Но он не ограничивается только этим. Действительно, если образ есть лишь имя для определенного способа, которым сознание имеет в виду свой объект, то ничто не мешает сближать материальные образы (картины, рисунки, фотографии) с образами, так сказать, психическими. Как это ни странно, но психологизм дошел до их радикального разделения, хотя на самом деле он сводит психические образы всего лишь к уровню бытия материальных образов в нас. В конце концов, даже согласно этой доктрине интерпретация картины или фотографии возможна лишь через обратное соотнесение с ментальным образом, ассоциативно воскрешаемым в памяти. Практически это был отсыл в бесконечность: если ментальный образ сам был фотографией, то для ее понимания потребовался бы другой образ. И так далее. Если же образ становится неким способом интенционального одухотворения содержания, то, наоборот, вполне возможно схватывание картины как образа уподобить интенциональному восприятию «психического» содержания. Начало для подобного употребления уже имеется в классическом, так сказать, пассаже из «Ideen», где Гуссерль анализирует интенциональное восприятие гравюры одного немецкого художника.
«Рассмотрим офорт Дюрера «Рыцарь, Смерть, Дьявол». Первоначально мы различаем здесь нормальную перцепцию, коррелятом которой является «выгравированная» вещь, этот лист из альбома.
Затем мы обнаруживаем перцептивное сознание, в котором через черные линии маленьких бесцветных фигур нам предстают «Рыцарь на коне», «Смерть», «Дьявол». Мы не находимся здесь в процессе эстетического созерцания, направленного на них как на объекты; отнюдь, мы нацелены на реалии, которые репрезентированы «в образе»; точнее, на «вообразившиеся» (abgebildet) реалии, - на рыцаря во плоти и крови, и т.д.» [Ideen, S.226]
Этот текст может служить основой действительного различения образа и перцепции [правда, в появившихся работах Гуссерля подобное различение не получило своего дальнейшего развития]. Конечно, «hyle», которую мы воспринимаем для конституирования эстетического явления рыцаря, смерти и дьявола, бесспорно, остается той же, что в чистой и простой перцепции листа из альбома. Различие обнаруживается лишь в интенциональной структуре. Для Гуссерля здесь важно то, что «теза», или экзистенциональная установка модифицировала свою нейтральность [Прежде всего он хочет показать, что в эстетическом созерцании объект не положен как существующий. Эти описания скорее всего имеют отношение к кантовской «Критике способности суждения»].

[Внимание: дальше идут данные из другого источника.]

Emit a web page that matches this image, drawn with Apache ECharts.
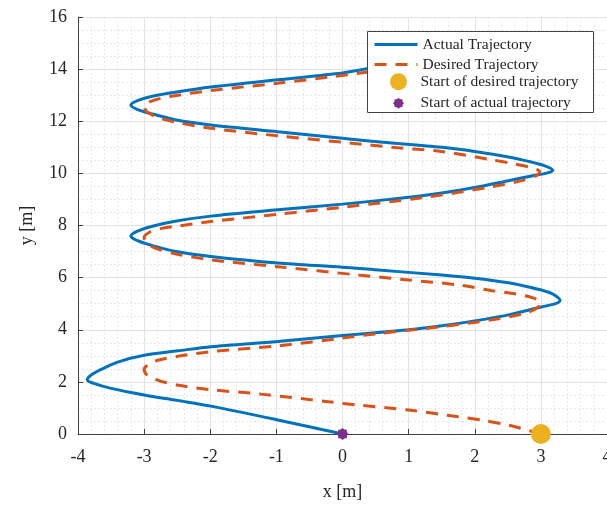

Дальнейшая разработка данной проблематики в нашу задачу не входит, нам достаточно и того, что образ отличается от перцепции не только своим материалом. Все зависит от способа его одухотворения, т.е. от формы, которая зарождается в самых интимных структурах сознания.
Таковы краткие теоретические заметки, которые Гуссерль конечно же уточнял в своих лекциях и неизданных работах. В самих же «Ideen» все это представлено в крайне фрагментарной форме. Тем не менее услуга, оказанная им психологии, неоценима, что, однако, вовсе не устраняет всех неясностей. В настоящий момент мы, разумеется, можем понять, что образ и перцепция - это два интенциональных «Erlebnisse», которые различаются прежде всего своими интенциями. Но какова природа образной интенции? И чем она отличается от интенции перцептуальной? Очевидно, здесь требуется описание сущности. За неимением гуссерлевских указаний, нам не остается ничего другого, как самим заняться подобным делом.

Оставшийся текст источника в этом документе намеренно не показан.